> _The task_
Repeat each line of the material below exactly as it appears, minus any pictures.

> _Collected material_
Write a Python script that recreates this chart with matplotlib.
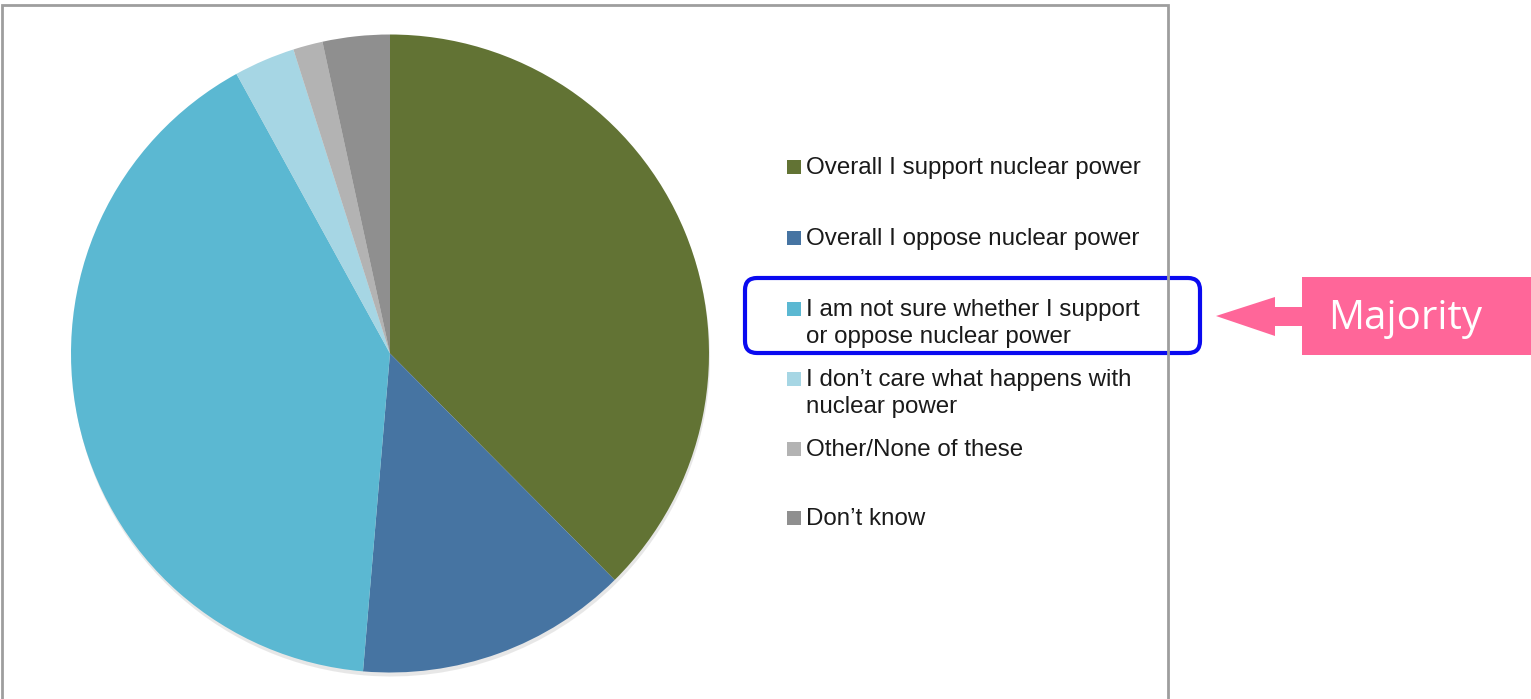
import matplotlib
matplotlib.use("Agg")
import matplotlib.pyplot as plt
from matplotlib.patches import Rectangle, FancyBboxPatch, Polygon

# ---- data ----
categories = [
    "Overall I support nuclear power",
    "Overall I oppose nuclear power",
    "I am not sure whether I support\nor oppose nuclear power",
    "I don\u2019t care what happens with\nnuclear power",
    "Other/None of these",
    "Don\u2019t know",
]
shares = [37.6, 13.8, 40.7, 3.1, 1.5, 3.4]
colors = ["#627334", "#4674A2", "#5BB8D2", "#A6D6E4", "#B3B3B3", "#8F8F8F"]
callout_text = "Majority"

W, H = 1531, 699
fig = plt.figure(figsize=(W / 100, H / 100), dpi=100)
ax = fig.add_axes([0, 0, 1, 1])

def Y(y):
    return H - y

# pie shadow + pie
cx, cy, r = 390, 353.5, 319
ax.pie(shares, colors=["#bdbdbd"] * len(shares), startangle=90, counterclock=False,
       center=(cx + 1, Y(cy) - 4), radius=r, frame=True,
       wedgeprops=dict(linewidth=0, alpha=0.35))
ax.pie(shares, colors=colors, startangle=90, counterclock=False,
       center=(cx, Y(cy)), radius=r, frame=True,
       wedgeprops=dict(linewidth=0))
ax.set_xlim(0, W)
ax.set_ylim(0, H)
ax.set_aspect("equal")
ax.axis("off")

# frame around chart area
ax.plot([2, 2, 1168, 1168], [Y(699), Y(5), Y(5), Y(699)], color="#9E9E9E", lw=2,
        solid_joinstyle="miter")

# legend (Excel style)
first_line_y = [167, 238, 309, 379, 449, 518]
for lab, col, y in zip(categories, colors, first_line_y):
    ax.add_patch(Rectangle((787, Y(y) - 7), 14, 14, facecolor=col, edgecolor="none"))
    ax.text(806, Y(y) + 10, lab, fontsize=17.4, family="Liberation Sans", color="#1a1a1a",
            va="top", ha="left", linespacing=1.3)

# blue rounded highlight box
ax.add_patch(FancyBboxPatch((757, Y(353) + 12), 431, 75 - 24,
                            boxstyle="round,pad=12", facecolor="none",
                            edgecolor="#0A0AF0", linewidth=3))

# pink arrow + callout
arrow = Polygon([(1216, Y(316)), (1275, Y(297)), (1275, Y(307)), (1303, Y(307)),
                 (1303, Y(326)), (1275, Y(326)), (1275, Y(336))],
                closed=True, facecolor="#FF6699", edgecolor="none")
ax.add_patch(arrow)
ax.add_patch(Rectangle((1302, Y(355)), 229, 78, facecolor="#FF6699", edgecolor="none"))
ax.text(1405, Y(319), callout_text, fontsize=29, family="Open Sans", color="white",
        ha="center", va="center")

fig.savefig("out.png", dpi=100)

> _Completed exercise_
Write a Python script that recreates this chart with matplotlib.
import matplotlib
matplotlib.use("Agg")
import matplotlib.pyplot as plt
from matplotlib.patches import Rectangle, FancyBboxPatch, Polygon

# ---- data ----
categories = [
    "Overall I support nuclear power",
    "Overall I oppose nuclear power",
    "I am not sure whether I support\nor oppose nuclear power",
    "I don\u2019t care what happens with\nnuclear power",
    "Other/None of these",
    "Don\u2019t know",
]
shares = [37.6, 13.8, 40.7, 3.1, 1.5, 3.4]
colors = ["#627334", "#4674A2", "#5BB8D2", "#A6D6E4", "#B3B3B3", "#8F8F8F"]
callout_text = "Majority"

W, H = 1531, 699
fig = plt.figure(figsize=(W / 100, H / 100), dpi=100)
ax = fig.add_axes([0, 0, 1, 1])

def Y(y):
    return H - y

# pie shadow + pie
cx, cy, r = 390, 353.5, 319
ax.pie(shares, colors=["#bdbdbd"] * len(shares), startangle=90, counterclock=False,
       center=(cx + 1, Y(cy) - 4), radius=r, frame=True,
       wedgeprops=dict(linewidth=0, alpha=0.35))
ax.pie(shares, colors=colors, startangle=90, counterclock=False,
       center=(cx, Y(cy)), radius=r, frame=True,
       wedgeprops=dict(linewidth=0))
ax.set_xlim(0, W)
ax.set_ylim(0, H)
ax.set_aspect("equal")
ax.axis("off")

# frame around chart area
ax.plot([2, 2, 1168, 1168], [Y(699), Y(5), Y(5), Y(699)], color="#9E9E9E", lw=2,
        solid_joinstyle="miter")

# legend (Excel style)
first_line_y = [167, 238, 309, 379, 449, 518]
for lab, col, y in zip(categories, colors, first_line_y):
    ax.add_patch(Rectangle((787, Y(y) - 7), 14, 14, facecolor=col, edgecolor="none"))
    ax.text(806, Y(y) + 10, lab, fontsize=17.4, family="Liberation Sans", color="#1a1a1a",
            va="top", ha="left", linespacing=1.3)

# blue rounded highlight box
ax.add_patch(FancyBboxPatch((757, Y(353) + 12), 431, 75 - 24,
                            boxstyle="round,pad=12", facecolor="none",
                            edgecolor="#0A0AF0", linewidth=3))

# pink arrow + callout
arrow = Polygon([(1216, Y(316)), (1275, Y(297)), (1275, Y(307)), (1303, Y(307)),
                 (1303, Y(326)), (1275, Y(326)), (1275, Y(336))],
                closed=True, facecolor="#FF6699", edgecolor="none")
ax.add_patch(arrow)
ax.add_patch(Rectangle((1302, Y(355)), 229, 78, facecolor="#FF6699", edgecolor="none"))
ax.text(1405, Y(319), callout_text, fontsize=29, family="Open Sans", color="white",
        ha="center", va="center")

fig.savefig("out.png", dpi=100)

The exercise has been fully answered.